• _Stored data_
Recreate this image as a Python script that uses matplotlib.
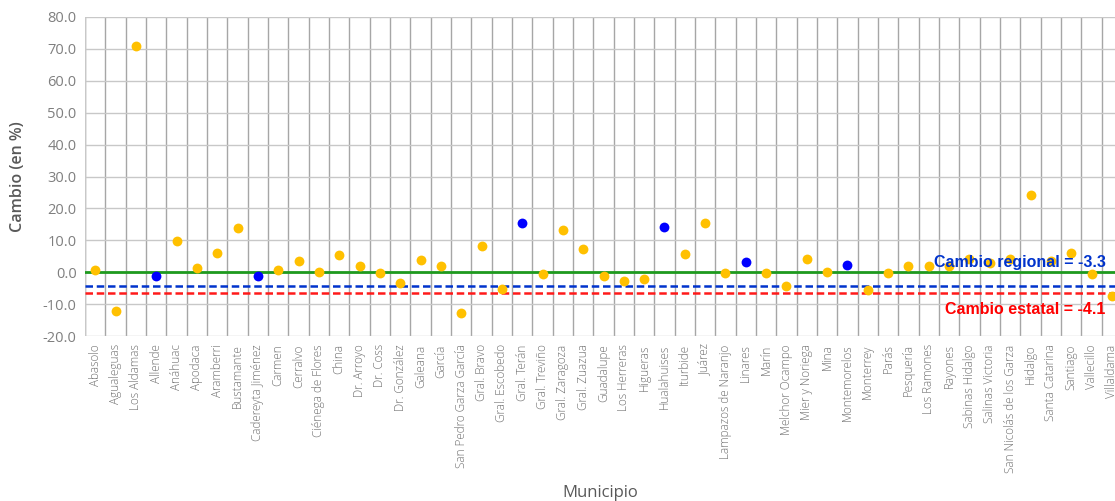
import numpy as np
import matplotlib.pyplot as plt

municipios = ['Abasolo', 'Agualeguas', 'Los Aldamas', 'Allende', 'Anáhuac', 'Apodaca',
              'Aramberri', 'Bustamante', 'Cadereyta Jiménez', 'Carmen', 'Cerralvo',
              'Ciénega de Flores', 'China', 'Dr. Arroyo', 'Dr. Coss', 'Dr. González',
              'Galeana', 'García', 'San Pedro Garza García', 'Gral. Bravo', 'Gral. Escobedo',
              'Gral. Terán', 'Gral. Treviño', 'Gral. Zaragoza', 'Gral. Zuazua', 'Guadalupe',
              'Los Herreras', 'Higueras', 'Hualahuises', 'Iturbide', 'Juárez',
              'Lampazos de Naranjo', 'Linares', 'Marín', 'Melchor Ocampo', 'Mier y Noriega',
              'Mina', 'Montemorelos', 'Monterrey', 'Parás', 'Pesquería', 'Los Ramones',
              'Rayones', 'Sabinas Hidalgo', 'Salinas Victoria', 'San Nicolás de los Garza',
              'Hidalgo', 'Santa Catarina', 'Santiago', 'Vallecillo', 'Villaldama']

cambio = [0.8, -12.2, 70.9, -1.2, 9.8, 1.2, 6.0, 13.7, -1.3, 0.8, 3.4,
          0.1, 5.4, 2.0, -0.1, -3.3, 3.7, 2.0, -12.9, 8.1, -5.3,
          15.5, -0.7, 13.1, 7.3, -1.3, -2.7, -2.0, 14.2, 5.6, 15.4,
          -0.4, 3.3, -0.1, -4.2, 4.2, 0.1, 2.4, -5.7, -0.1, 2.0, 2.1,
          1.8, 4.1, 3.0, 4.1, 24.3, 3.4, 5.9, -0.5, -7.6]

# municipios de la region (puntos azules)
region = ['Allende', 'Cadereyta Jiménez', 'Gral. Terán', 'Hualahuises', 'Linares', 'Montemorelos']

linea_regional = -4.2
linea_estatal = -6.5
texto_regional = 'Cambio regional = -3.3'
texto_estatal = 'Cambio estatal = -4.1'

fig = plt.figure(figsize=(11.15, 5.01), dpi=100)
W, H = 1115, 501
ax = fig.add_axes([85 / W, (H - 336) / H, 1037 / W, 319 / H])

x = np.arange(len(municipios))
cambio = np.array(cambio)
es_region = np.array([m in region for m in municipios])

ax.set_xlim(-0.5, len(municipios) - 0.5)
ax.set_ylim(-20, 80)

# grid
for xv in np.arange(-0.5, len(municipios), 1.0):
    ax.axvline(xv, color='#A6A6A6', lw=1.0, zorder=0)
for yv in np.arange(-20, 81, 10):
    ax.axhline(yv, color='#C8C8C8', lw=1.0, zorder=0)

ax.axhline(0, color='#1E9A1E', lw=2.0, zorder=2)
ax.axhline(linea_regional, color='#0033CC', lw=1.8, ls=(0, (3, 1.5)), zorder=2)
ax.axhline(linea_estatal, color='#FF1A1A', lw=1.8, ls=(0, (3, 1.5)), zorder=2)

ax.scatter(x[~es_region], cambio[~es_region], s=50, color='#FFC000', zorder=3, linewidths=0)
ax.scatter(x[es_region], cambio[es_region], s=50, color='#0000FF', zorder=3, linewidths=0)

ann_font = ['Liberation Sans', 'DejaVu Sans']
ax.text(49.7, 2.9, texto_regional, color='#0033CC', fontsize=11.5, ha='right', va='center',
        family=ann_font, fontweight='bold', zorder=4)
ax.text(49.7, -11.6, texto_estatal, color='#FF0000', fontsize=11.5, ha='right', va='center',
        family=ann_font, fontweight='bold', zorder=4)

for s in ax.spines.values():
    s.set_visible(False)
ax.axvline(-0.5, color='#C8C8C8', lw=1.0, zorder=1)

ax.set_yticks(np.arange(-20, 81, 10))
ax.set_yticklabels([f'{v:.1f}' for v in np.arange(-20, 81, 10)], family='Open Sans',
                   fontsize=10.5, color='#7F7F7F')
ax.set_xticks(x)
ax.set_xticklabels(municipios, rotation=90, family='Open Sans', fontsize=8.5,
                   color='#6F6F6F', fontweight='light')
ax.tick_params(length=0, pad=6)

ax.set_ylabel('Cambio (en %)', family='Open Sans', fontsize=11.5, color='#595959',
              fontweight='semibold', labelpad=12)
fig.text(600 / W, 1 - 493 / H, 'Municipio', family='Open Sans', fontsize=12,
         color='#595959', ha='center', va='center')

fig.savefig('out.png', dpi=100)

• _The problem_
Copy out all of the data word for word. Do not carry over any picture.

• _Solution_
Recreate this image as a Python script that uses matplotlib.
import numpy as np
import matplotlib.pyplot as plt

municipios = ['Abasolo', 'Agualeguas', 'Los Aldamas', 'Allende', 'Anáhuac', 'Apodaca',
              'Aramberri', 'Bustamante', 'Cadereyta Jiménez', 'Carmen', 'Cerralvo',
              'Ciénega de Flores', 'China', 'Dr. Arroyo', 'Dr. Coss', 'Dr. González',
              'Galeana', 'García', 'San Pedro Garza García', 'Gral. Bravo', 'Gral. Escobedo',
              'Gral. Terán', 'Gral. Treviño', 'Gral. Zaragoza', 'Gral. Zuazua', 'Guadalupe',
              'Los Herreras', 'Higueras', 'Hualahuises', 'Iturbide', 'Juárez',
              'Lampazos de Naranjo', 'Linares', 'Marín', 'Melchor Ocampo', 'Mier y Noriega',
              'Mina', 'Montemorelos', 'Monterrey', 'Parás', 'Pesquería', 'Los Ramones',
              'Rayones', 'Sabinas Hidalgo', 'Salinas Victoria', 'San Nicolás de los Garza',
              'Hidalgo', 'Santa Catarina', 'Santiago', 'Vallecillo', 'Villaldama']

cambio = [0.8, -12.2, 70.9, -1.2, 9.8, 1.2, 6.0, 13.7, -1.3, 0.8, 3.4,
          0.1, 5.4, 2.0, -0.1, -3.3, 3.7, 2.0, -12.9, 8.1, -5.3,
          15.5, -0.7, 13.1, 7.3, -1.3, -2.7, -2.0, 14.2, 5.6, 15.4,
          -0.4, 3.3, -0.1, -4.2, 4.2, 0.1, 2.4, -5.7, -0.1, 2.0, 2.1,
          1.8, 4.1, 3.0, 4.1, 24.3, 3.4, 5.9, -0.5, -7.6]

# municipios de la region (puntos azules)
region = ['Allende', 'Cadereyta Jiménez', 'Gral. Terán', 'Hualahuises', 'Linares', 'Montemorelos']

linea_regional = -4.2
linea_estatal = -6.5
texto_regional = 'Cambio regional = -3.3'
texto_estatal = 'Cambio estatal = -4.1'

fig = plt.figure(figsize=(11.15, 5.01), dpi=100)
W, H = 1115, 501
ax = fig.add_axes([85 / W, (H - 336) / H, 1037 / W, 319 / H])

x = np.arange(len(municipios))
cambio = np.array(cambio)
es_region = np.array([m in region for m in municipios])

ax.set_xlim(-0.5, len(municipios) - 0.5)
ax.set_ylim(-20, 80)

# grid
for xv in np.arange(-0.5, len(municipios), 1.0):
    ax.axvline(xv, color='#A6A6A6', lw=1.0, zorder=0)
for yv in np.arange(-20, 81, 10):
    ax.axhline(yv, color='#C8C8C8', lw=1.0, zorder=0)

ax.axhline(0, color='#1E9A1E', lw=2.0, zorder=2)
ax.axhline(linea_regional, color='#0033CC', lw=1.8, ls=(0, (3, 1.5)), zorder=2)
ax.axhline(linea_estatal, color='#FF1A1A', lw=1.8, ls=(0, (3, 1.5)), zorder=2)

ax.scatter(x[~es_region], cambio[~es_region], s=50, color='#FFC000', zorder=3, linewidths=0)
ax.scatter(x[es_region], cambio[es_region], s=50, color='#0000FF', zorder=3, linewidths=0)

ann_font = ['Liberation Sans', 'DejaVu Sans']
ax.text(49.7, 2.9, texto_regional, color='#0033CC', fontsize=11.5, ha='right', va='center',
        family=ann_font, fontweight='bold', zorder=4)
ax.text(49.7, -11.6, texto_estatal, color='#FF0000', fontsize=11.5, ha='right', va='center',
        family=ann_font, fontweight='bold', zorder=4)

for s in ax.spines.values():
    s.set_visible(False)
ax.axvline(-0.5, color='#C8C8C8', lw=1.0, zorder=1)

ax.set_yticks(np.arange(-20, 81, 10))
ax.set_yticklabels([f'{v:.1f}' for v in np.arange(-20, 81, 10)], family='Open Sans',
                   fontsize=10.5, color='#7F7F7F')
ax.set_xticks(x)
ax.set_xticklabels(municipios, rotation=90, family='Open Sans', fontsize=8.5,
                   color='#6F6F6F', fontweight='light')
ax.tick_params(length=0, pad=6)

ax.set_ylabel('Cambio (en %)', family='Open Sans', fontsize=11.5, color='#595959',
              fontweight='semibold', labelpad=12)
fig.text(600 / W, 1 - 493 / H, 'Municipio', family='Open Sans', fontsize=12,
         color='#595959', ha='center', va='center')

fig.savefig('out.png', dpi=100)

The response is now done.